# Job
Your output is the lines from the first one to the one containing "import matplotlib.transforms as mtransforms", repeated exactly, with images left out.
:: Dataset content
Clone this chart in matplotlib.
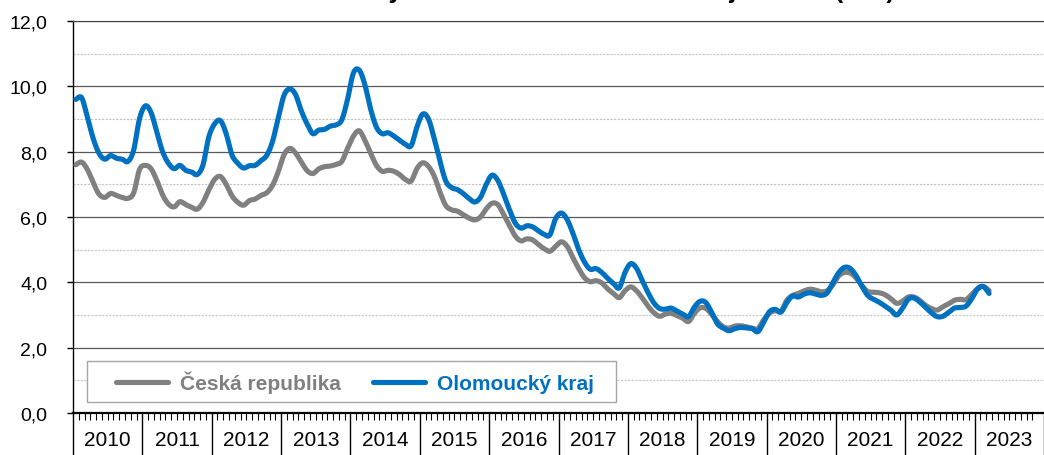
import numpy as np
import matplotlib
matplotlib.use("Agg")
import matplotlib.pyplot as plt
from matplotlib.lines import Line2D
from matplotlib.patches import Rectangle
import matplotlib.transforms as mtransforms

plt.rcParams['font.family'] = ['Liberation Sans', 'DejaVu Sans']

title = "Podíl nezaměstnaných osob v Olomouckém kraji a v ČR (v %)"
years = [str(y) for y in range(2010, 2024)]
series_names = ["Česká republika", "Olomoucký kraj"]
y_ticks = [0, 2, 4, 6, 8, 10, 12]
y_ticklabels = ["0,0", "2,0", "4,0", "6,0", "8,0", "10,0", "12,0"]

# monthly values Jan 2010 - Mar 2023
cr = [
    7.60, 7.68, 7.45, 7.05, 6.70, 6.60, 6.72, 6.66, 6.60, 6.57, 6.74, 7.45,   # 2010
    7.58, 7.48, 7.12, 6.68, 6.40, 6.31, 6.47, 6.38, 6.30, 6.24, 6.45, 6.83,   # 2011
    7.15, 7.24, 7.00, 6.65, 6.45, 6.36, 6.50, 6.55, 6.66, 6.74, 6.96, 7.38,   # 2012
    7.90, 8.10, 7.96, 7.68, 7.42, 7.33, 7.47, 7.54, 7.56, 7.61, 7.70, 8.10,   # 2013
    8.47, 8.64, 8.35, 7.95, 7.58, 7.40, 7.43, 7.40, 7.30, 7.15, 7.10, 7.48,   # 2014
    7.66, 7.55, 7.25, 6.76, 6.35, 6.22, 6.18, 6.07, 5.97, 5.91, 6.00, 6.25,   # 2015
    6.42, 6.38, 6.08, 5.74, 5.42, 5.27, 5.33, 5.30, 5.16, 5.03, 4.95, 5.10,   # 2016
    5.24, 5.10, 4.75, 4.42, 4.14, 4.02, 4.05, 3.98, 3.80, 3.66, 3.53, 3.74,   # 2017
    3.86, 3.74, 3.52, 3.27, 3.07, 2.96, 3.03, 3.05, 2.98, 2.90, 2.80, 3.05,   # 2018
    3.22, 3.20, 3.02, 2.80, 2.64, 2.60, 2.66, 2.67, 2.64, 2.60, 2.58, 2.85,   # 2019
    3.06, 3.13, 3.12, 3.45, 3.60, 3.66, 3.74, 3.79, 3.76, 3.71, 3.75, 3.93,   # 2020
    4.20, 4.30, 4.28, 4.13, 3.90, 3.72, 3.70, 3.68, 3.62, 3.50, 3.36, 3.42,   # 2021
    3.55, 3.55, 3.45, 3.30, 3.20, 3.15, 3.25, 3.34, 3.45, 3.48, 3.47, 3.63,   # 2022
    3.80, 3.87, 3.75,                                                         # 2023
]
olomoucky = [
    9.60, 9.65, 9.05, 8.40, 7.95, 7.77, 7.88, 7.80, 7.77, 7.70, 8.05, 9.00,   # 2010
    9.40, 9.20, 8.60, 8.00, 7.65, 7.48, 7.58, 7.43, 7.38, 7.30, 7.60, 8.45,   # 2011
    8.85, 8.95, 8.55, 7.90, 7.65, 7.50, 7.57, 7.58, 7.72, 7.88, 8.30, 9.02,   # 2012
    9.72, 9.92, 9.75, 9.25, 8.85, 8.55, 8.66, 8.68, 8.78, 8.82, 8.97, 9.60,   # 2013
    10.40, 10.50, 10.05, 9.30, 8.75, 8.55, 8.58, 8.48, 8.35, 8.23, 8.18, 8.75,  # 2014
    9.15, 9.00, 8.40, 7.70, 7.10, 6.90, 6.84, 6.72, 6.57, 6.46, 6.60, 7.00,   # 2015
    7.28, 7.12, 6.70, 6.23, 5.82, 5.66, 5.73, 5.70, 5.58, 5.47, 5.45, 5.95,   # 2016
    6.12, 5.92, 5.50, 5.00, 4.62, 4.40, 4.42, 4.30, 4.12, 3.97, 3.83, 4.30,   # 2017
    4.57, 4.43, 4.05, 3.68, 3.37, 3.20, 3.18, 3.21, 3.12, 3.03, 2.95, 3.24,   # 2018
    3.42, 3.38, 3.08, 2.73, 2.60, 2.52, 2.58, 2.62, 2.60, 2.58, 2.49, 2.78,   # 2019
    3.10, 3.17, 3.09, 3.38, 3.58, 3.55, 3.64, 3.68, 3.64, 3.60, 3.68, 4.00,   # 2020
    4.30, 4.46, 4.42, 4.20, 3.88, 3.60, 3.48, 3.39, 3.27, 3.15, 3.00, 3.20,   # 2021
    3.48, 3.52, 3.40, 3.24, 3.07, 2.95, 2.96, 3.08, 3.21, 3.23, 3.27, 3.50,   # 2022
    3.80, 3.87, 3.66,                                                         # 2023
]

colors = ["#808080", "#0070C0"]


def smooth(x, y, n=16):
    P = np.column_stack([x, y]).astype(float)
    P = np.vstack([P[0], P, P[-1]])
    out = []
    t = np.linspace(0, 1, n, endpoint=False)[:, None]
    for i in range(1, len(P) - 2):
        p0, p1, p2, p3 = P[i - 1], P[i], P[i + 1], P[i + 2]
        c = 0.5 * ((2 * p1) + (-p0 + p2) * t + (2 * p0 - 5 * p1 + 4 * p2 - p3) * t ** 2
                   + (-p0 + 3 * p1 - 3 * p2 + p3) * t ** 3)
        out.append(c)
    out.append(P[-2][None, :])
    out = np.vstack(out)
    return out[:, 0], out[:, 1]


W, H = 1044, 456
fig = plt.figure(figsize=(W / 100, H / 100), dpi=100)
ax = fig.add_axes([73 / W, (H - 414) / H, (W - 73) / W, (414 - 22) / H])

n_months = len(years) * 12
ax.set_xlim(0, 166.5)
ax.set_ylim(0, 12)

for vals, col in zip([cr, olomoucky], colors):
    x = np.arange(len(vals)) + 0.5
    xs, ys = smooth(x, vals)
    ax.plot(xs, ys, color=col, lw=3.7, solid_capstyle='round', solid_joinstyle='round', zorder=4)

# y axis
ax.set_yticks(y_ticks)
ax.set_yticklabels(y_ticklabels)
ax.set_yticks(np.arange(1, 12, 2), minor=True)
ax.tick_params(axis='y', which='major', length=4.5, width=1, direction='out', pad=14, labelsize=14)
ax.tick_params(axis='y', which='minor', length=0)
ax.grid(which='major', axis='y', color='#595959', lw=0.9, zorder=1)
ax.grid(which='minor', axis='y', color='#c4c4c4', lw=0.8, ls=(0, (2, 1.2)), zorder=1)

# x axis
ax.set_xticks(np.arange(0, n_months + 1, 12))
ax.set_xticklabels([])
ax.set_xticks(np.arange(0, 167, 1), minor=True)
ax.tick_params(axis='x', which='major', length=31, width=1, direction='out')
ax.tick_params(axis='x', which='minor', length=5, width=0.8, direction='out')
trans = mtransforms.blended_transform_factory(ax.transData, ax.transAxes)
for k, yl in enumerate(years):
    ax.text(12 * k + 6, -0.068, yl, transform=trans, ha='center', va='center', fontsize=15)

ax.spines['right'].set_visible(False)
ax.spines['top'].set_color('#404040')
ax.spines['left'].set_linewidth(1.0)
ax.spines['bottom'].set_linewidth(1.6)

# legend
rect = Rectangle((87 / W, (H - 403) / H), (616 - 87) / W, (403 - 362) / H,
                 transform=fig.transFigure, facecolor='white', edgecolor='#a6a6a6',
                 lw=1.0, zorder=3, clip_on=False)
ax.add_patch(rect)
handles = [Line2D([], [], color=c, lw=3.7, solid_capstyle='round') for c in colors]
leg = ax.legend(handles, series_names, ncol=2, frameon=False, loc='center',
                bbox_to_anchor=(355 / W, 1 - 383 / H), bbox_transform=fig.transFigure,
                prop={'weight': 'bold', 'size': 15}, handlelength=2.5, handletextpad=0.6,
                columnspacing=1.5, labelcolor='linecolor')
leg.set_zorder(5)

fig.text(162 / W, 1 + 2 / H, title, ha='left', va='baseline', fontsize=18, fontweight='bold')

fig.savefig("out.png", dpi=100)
::::
# Task response
Clone this chart in matplotlib.
import numpy as np
import matplotlib
matplotlib.use("Agg")
import matplotlib.pyplot as plt
from matplotlib.lines import Line2D
from matplotlib.patches import Rectangle
import matplotlib.transforms as mtransforms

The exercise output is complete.